Linblad is building support for this narrowed distributed search into the InfoSeek enterprise search engine. Consider, says Linblad, "a big company spread out across the world: Lots of groups have set up Web servers. The company has a private network. They don't want this network all used up by a [spider] trying to index every Web site in the company, and they don't want it used up by people doing searches all over the country. The happy medium is to have people doing indexing on each one of the local Web servers and to build meta-indexes."

When you try to do the search, the meta-search engine will first figure out which search engines around the company should get the request, then send the query to each one. And finally, it will assemble the answers and give them to you in a digestible form.

None of the proposed systems will work on spider traps, like the one I've developed. Basically, a spider trap is an intentional set of HTML pages that seems like it goes on forever, because it really does.

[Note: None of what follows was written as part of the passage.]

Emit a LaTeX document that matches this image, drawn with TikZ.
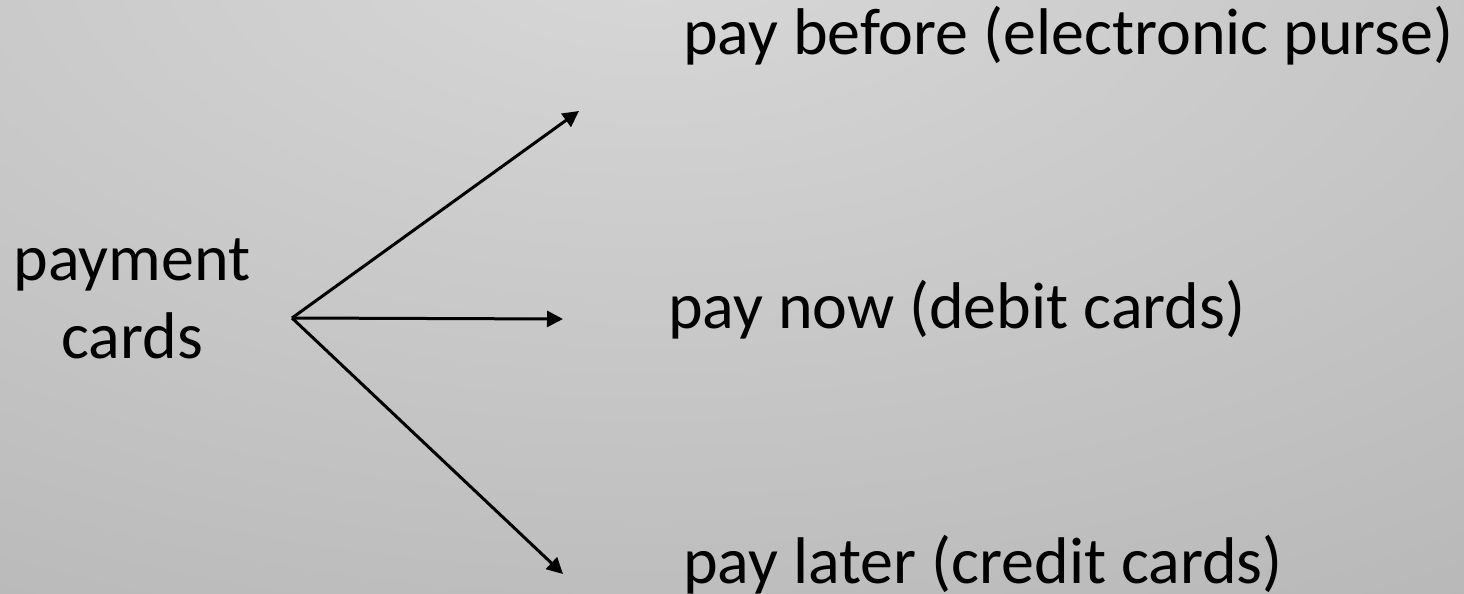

To build a spider trap, you simply set up a CGI script to create page after page after page. And you've got to be a little clever: Be sure you don't put any question marks or the letters "CGI" in the script, or the spiders will realize you are trying to fool them into indexing your site and not bother.

I built the spider trap because I thought it would be fun. But it didn't take long for Chris Lindblad to convince me the idea was really stupid. If you're really successful with your trap and you really convince the spider to take a good swipe at your site, you're dead. Sites like InfoSeek, AltaVista, and Lycos have huge connections to the Internet. You don't, so they can easily fill up your bandwidth before you fill theirs. Furthermore, these sites have got really big disks: Your log files are sure to overflow before they run out of space to store the index.

In other words, building a good spider trap is a great way to mount a denial-of-service attack against yourself.

Few people realize how important search engines have become to any sense of order on the Web. Today they're all but indispensible. That's why solving these problems is critical to the future of the Web.